My Korean mom is voting for Trump *backwards dive into a sea of eye rolls*
I screamed ALL the “WHY”s and ALL the “WTF”s when my mom told me she’s voting for Trump 2 minutes into our conversation. I hoped that she was joking, but I’ve never heard her crack a joke my entire life, so I’m pretty sure her first one wasn’t going to be about elections 2016.
I’ve heard of these people…these ignorant, socially blind people who are brainwashed into rigid, small-town mindsets that paint Trump as a bright orange savior here to “make American great again” (when it was ever “great,” especially for immigrants like my mom, I’d love to know). I’ve heard of these people, but I didn’t think I entered the world through one of their clamshells.
Quick backstory that’s probably similar to a lot of AAPI kids/kids of immigrants: my mom grew up in a Presbyterian preacher’s household in a small village in South Korea, while I grew up in diverse neighborhoods in the South and moved to LA as soon as I could.
My mom thinks that CNN and other big media are run by the illuminati, so her only source of current events is the Korean newspaper she picks up during her weekly trip to H-Mart. And the occasional obscure YouTube link she’s sent by her church friends of someone’s homemade conspiracy theory documentary.
“Trump is the right choice.
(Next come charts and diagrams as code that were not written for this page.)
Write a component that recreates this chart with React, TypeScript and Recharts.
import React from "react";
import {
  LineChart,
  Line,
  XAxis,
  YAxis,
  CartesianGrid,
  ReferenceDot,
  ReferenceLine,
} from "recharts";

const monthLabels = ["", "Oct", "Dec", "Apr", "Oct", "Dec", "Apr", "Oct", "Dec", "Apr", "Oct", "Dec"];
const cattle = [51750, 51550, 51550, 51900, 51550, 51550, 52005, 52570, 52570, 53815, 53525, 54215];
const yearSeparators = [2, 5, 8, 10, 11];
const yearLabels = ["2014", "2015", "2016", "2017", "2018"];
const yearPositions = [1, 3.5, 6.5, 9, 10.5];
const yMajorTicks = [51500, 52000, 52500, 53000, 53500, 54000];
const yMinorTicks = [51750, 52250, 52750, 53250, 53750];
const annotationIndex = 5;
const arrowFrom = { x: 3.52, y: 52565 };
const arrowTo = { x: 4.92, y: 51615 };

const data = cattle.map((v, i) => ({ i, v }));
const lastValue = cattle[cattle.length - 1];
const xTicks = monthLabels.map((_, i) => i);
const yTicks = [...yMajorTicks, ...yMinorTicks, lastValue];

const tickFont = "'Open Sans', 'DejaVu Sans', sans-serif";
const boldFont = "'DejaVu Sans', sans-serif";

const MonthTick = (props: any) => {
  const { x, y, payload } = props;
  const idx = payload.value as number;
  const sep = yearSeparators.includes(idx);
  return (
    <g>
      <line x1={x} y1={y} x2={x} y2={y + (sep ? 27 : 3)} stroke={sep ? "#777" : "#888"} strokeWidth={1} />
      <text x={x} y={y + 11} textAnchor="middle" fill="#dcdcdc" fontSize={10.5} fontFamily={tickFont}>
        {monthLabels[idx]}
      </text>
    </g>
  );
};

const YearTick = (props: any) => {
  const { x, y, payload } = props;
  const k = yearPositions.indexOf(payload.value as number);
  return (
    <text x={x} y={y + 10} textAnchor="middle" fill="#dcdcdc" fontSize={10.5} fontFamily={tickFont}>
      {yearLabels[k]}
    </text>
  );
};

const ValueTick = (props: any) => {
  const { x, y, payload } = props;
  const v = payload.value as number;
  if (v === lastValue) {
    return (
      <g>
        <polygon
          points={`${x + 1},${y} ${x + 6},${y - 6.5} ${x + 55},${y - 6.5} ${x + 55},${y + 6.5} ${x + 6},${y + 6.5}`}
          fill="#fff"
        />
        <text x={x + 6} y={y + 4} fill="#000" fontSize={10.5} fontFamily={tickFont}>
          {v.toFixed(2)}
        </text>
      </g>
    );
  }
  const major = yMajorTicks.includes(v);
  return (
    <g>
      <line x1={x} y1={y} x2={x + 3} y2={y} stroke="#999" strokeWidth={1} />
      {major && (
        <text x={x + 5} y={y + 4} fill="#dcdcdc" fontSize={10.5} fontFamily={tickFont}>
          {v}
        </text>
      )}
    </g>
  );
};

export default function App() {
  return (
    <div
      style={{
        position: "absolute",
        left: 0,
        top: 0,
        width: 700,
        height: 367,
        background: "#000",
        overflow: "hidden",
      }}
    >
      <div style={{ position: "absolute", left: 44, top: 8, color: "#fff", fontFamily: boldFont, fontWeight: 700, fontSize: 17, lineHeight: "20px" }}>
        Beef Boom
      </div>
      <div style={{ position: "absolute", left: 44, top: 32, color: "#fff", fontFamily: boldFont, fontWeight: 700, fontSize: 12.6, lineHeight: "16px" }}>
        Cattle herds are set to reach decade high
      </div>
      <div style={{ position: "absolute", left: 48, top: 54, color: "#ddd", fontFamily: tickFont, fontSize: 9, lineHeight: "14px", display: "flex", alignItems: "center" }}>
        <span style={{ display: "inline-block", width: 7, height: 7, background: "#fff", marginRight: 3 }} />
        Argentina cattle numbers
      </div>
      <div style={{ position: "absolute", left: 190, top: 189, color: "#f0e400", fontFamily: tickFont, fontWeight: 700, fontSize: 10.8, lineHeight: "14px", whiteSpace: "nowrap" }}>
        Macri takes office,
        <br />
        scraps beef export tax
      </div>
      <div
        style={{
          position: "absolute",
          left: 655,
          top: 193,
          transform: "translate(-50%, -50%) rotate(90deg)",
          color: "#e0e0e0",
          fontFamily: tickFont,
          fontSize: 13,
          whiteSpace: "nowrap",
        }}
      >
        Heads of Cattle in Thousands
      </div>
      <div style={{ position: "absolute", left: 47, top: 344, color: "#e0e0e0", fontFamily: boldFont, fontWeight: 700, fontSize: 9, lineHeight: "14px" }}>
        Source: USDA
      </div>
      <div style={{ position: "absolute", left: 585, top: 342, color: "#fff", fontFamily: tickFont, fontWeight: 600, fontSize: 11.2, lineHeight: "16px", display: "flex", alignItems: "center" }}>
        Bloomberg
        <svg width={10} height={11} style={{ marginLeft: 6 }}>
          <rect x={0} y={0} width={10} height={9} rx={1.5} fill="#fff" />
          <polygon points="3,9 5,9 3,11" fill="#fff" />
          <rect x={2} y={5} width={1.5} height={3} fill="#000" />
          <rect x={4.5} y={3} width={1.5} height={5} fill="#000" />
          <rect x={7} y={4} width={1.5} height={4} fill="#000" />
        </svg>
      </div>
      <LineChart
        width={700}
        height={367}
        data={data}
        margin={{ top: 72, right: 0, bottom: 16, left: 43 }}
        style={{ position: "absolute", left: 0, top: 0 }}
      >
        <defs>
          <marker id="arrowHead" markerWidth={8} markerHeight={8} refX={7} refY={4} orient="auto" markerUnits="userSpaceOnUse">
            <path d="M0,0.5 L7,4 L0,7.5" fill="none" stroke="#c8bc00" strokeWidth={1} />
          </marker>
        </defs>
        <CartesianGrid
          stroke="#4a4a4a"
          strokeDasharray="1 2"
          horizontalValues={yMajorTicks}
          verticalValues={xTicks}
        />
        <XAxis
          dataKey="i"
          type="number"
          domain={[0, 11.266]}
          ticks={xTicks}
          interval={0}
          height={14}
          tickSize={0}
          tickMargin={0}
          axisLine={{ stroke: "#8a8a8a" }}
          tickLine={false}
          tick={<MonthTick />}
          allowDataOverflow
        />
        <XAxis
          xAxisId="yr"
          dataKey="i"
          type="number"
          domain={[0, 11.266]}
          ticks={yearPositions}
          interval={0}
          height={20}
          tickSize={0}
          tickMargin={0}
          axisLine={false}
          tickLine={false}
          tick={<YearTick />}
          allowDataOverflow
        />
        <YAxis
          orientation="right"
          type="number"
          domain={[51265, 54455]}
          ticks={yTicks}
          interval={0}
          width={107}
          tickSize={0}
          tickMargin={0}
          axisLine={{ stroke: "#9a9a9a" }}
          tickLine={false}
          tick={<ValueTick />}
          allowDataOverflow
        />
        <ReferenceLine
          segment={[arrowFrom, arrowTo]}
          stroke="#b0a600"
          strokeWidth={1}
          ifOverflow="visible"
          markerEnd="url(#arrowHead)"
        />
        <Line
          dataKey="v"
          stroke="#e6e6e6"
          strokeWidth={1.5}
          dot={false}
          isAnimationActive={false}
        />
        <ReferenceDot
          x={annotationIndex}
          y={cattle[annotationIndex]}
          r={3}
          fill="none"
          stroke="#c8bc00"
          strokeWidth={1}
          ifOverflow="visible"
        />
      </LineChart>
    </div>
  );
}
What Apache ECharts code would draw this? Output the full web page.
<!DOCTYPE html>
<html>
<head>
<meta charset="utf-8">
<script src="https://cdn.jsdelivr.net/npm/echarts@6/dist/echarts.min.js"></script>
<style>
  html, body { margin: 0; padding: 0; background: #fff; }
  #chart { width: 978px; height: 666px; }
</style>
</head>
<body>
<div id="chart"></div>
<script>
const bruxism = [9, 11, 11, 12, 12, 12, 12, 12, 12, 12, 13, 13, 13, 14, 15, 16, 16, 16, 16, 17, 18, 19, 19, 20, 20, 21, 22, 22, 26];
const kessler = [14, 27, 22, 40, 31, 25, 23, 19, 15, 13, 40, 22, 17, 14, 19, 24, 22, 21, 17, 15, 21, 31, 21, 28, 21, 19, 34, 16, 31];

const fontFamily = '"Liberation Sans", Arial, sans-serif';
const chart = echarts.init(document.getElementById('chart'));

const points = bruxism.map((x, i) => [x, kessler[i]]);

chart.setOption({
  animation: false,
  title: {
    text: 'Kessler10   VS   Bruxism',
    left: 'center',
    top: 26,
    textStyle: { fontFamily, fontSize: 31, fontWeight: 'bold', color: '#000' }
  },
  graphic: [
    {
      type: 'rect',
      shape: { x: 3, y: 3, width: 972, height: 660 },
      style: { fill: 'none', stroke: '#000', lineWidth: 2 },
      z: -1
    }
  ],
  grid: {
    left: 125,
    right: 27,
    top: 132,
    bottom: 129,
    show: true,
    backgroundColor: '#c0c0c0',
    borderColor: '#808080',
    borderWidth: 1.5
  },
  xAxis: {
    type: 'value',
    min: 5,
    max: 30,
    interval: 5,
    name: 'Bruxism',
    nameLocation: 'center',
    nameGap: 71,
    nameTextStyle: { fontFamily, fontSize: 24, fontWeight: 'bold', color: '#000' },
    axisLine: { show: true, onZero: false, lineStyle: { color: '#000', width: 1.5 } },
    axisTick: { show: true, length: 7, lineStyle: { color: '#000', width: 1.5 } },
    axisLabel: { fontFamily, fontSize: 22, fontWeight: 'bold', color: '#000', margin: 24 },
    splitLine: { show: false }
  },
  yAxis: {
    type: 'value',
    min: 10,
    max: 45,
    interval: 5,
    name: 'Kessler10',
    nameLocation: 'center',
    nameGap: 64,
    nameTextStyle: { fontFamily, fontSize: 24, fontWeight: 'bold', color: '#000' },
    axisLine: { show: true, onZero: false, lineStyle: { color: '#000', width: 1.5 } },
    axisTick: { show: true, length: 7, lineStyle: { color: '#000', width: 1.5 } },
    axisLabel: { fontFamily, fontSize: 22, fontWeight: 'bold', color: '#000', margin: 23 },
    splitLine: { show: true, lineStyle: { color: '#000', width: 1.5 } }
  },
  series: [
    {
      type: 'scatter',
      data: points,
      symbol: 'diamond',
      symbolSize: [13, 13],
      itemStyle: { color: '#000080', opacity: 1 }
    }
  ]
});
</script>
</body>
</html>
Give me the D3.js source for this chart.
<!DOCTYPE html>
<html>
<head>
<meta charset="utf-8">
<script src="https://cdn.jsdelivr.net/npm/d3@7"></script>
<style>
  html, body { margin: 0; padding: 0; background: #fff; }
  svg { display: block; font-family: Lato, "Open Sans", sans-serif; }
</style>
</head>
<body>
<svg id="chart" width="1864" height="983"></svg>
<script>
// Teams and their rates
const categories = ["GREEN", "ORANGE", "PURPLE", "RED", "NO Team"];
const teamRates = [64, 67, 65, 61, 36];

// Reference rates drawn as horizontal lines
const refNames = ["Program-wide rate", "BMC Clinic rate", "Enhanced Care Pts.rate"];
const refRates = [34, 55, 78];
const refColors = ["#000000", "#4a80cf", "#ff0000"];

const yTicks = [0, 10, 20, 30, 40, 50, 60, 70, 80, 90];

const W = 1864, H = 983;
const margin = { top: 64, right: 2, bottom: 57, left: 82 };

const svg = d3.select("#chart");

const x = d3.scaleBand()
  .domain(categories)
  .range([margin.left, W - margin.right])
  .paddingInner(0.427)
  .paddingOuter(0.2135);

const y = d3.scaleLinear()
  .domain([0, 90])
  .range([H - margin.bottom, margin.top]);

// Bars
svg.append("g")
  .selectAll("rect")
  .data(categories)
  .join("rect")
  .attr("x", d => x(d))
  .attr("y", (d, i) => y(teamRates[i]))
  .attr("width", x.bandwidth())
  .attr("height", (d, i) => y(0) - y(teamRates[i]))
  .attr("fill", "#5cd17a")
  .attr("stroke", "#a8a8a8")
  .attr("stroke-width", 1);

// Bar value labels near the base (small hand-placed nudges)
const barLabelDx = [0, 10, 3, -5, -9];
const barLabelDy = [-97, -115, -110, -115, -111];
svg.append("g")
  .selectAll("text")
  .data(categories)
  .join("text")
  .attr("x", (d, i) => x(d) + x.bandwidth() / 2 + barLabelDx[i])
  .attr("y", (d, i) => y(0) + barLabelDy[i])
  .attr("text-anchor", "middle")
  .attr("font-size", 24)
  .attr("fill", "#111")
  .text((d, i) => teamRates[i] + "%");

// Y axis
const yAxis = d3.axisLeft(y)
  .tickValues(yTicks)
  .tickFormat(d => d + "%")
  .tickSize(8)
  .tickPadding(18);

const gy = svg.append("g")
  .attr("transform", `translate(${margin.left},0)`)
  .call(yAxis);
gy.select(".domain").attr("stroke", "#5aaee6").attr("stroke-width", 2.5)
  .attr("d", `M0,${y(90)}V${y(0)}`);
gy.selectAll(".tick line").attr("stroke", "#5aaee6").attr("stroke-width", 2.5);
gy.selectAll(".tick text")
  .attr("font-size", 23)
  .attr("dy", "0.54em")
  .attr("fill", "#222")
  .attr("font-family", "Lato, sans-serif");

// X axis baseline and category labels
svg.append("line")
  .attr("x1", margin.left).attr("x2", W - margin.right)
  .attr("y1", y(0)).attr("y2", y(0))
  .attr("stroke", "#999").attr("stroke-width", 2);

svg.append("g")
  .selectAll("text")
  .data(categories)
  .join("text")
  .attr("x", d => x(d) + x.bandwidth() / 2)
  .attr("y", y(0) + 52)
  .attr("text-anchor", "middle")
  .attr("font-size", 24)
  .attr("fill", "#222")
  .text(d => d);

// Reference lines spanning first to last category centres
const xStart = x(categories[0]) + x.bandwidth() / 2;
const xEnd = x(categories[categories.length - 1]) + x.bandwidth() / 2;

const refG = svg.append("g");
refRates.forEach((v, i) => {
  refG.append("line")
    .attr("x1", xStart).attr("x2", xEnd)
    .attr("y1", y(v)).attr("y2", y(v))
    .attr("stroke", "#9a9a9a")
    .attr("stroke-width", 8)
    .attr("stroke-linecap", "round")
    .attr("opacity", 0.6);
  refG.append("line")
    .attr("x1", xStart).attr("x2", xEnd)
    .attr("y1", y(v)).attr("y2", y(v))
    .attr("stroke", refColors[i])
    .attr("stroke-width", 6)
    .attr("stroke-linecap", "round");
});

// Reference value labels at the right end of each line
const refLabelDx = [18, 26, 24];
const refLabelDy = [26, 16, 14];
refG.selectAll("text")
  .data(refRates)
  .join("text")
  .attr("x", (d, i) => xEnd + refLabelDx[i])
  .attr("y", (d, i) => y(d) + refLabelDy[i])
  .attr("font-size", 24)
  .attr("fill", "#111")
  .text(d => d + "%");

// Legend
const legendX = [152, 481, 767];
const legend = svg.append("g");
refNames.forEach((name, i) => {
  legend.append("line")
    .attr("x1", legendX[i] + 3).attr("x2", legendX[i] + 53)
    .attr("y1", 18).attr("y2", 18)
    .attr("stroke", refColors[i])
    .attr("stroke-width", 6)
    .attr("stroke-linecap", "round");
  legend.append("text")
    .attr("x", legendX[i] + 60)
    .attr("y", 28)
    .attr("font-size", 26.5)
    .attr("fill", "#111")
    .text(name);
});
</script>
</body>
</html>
Hillary can’t be trusted. She deleted all those e-mails.”
“Mother. Hillary may have deleted e-mails, but Trump is talking about grabbing pussies and wasting billions of our tax monies on a racist wall. He is a BAD MAN.”
I could have expanded, but my Korean only takes me so far. All I could say was “he’s a bad, bad man” in Korean over and over again to emphasize my unwavering hatred for the sashimi-headed GOP nom.
Our phone conversation took a deep dive into muddy waters, and I knew there was no hope for agreement when she started quoting Bible verses to condemn my lifestyle choices.
Saying all this makes my mom seem like a monster. A 3-headed dragon spewing fire fueled by right-wing beliefs she developed from church chats and from having even more conservative parents. But she isn’t a monster! She’s the woman who single-handedly raised my sister and me, the woman who picked us up from school with homemade meals in bear-shaped lunch boxes. This is a woman who has sacrificed finances, sanity, maybe even her identity to make sure I had a better life than she did in Korea.
When I hung up on her mid-scripture, my anxiety was as high as Wiz Khalifa’s THC level on 4/20. HOW THE FUCK AM I RELATED TO A TRUMP SUPPORTER?!
How am I supposed to prevent her from making an uneducated mistake next month? How am I supposed to share my perspective and open her mind when I literally don’t have enough words in her language to explain?
Almost every conversation with my Oma about race, politics, dating, work, finances…ok pretty much EVERY conversation with Oma ends in a hurried and annoyed goodbye.
By now, I’ve had enough of these conversations to accept my mom as someone who will never understand me, and vice versa.
When we go a while without talking, sometimes I feel guilty for not trying harder. I think that maybe I should have a come-to-Jesus moment with her until I realize the Jesus she’s known for 50+ years is not changing form anytime soon.
I don’t know if it’s fair of me to call her ignorant and try to change her views, when I know there’s no way in all of heaven and hell she’d change mine. She grew up in completely different times under completely different circumstances. Of course her way of seeing the world is different from mine.
As AAPIs have become more vocal online re: social issues, there’s been this “call to action” to talk to our often *racist* family. Like this crowdsourced letter talking about the importance of standing up for black lives- it’s an amazing initiative, and effective in theory for semi-open minded parents. But for my quick-witted, 50-years-of-thinking-this-way mom, a conversation trying to convince her out of her views induces way more unnecessary anxiety than I can handle.
Maybe one day, I’ll find the words and the wax on/wax off patience to get through a political discussion with her.
In the meantime, I’ll be communicating with her via text only until after the elections.